The third point is this. The procedure which section 46 establishes does not depart to a significant degree from things that one sees in everyday proceedings. Take this example. On the applicant’s case, it would be constitutionally impermissible for the Federal Court to determine a claim for a declaration that certain documents are protected by legal professional privilege if, as is common and orthodox, the court inspected the documents without revealing them to the opposing party.

As your Honours know, the content of the documents themselves are often the most important thing in determining that privilege claim, and in a claim for a declaration that the documents are privileged, which might be made in answer to a statutory production notice – final authority – or as happened in AWB v Cole, the Royal Commission – on the applicant’s case the Federal Court could not determine that claim by inspecting the documents without revealing them to the applicant. That is a radical suggestion unsupported by authority.
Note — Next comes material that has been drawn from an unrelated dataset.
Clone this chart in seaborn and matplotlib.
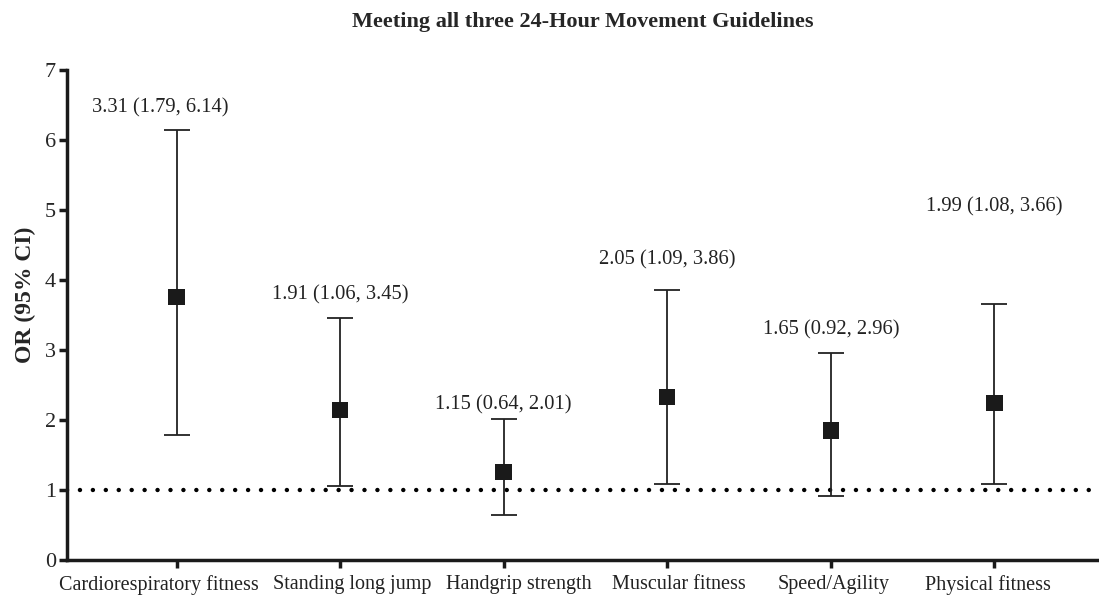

GAGELER J: Thank you, Mr Herzfeld. The Court will adjourn momentarily to consider the course it will take.

AT 11.50 AM THE MATTER WAS ADJOURNED

UPON RESUMING AT 11.54 AM:

GAGELER J: We do not need to hear from you, Mr Lenehan.

MR LENEHAN: May it please the Court.

GAGELER J: There will be an order that compliance with the time limited by rule 41.02.1 be dispensed with, and there will be a grant of special leave to appeal.

Gentlemen, would this be likely to be a two-day case allowing for the intervention of Attorneys‑General? Mr Herzfeld first.

MR HERZFELD: Yes, thank you, your Honour. It might not take up the full two days although cases sometimes expand to fill the time allowed, but it may well go more than one day if there are interventions.

GAGELER J: Mr Lenehan?

MR LENEHAN: Yes, your Honour, we agree with that estimate.

GAGELER J: Thank you.

The Court will now adjourn until 10.00 am on Tuesday, 8 March.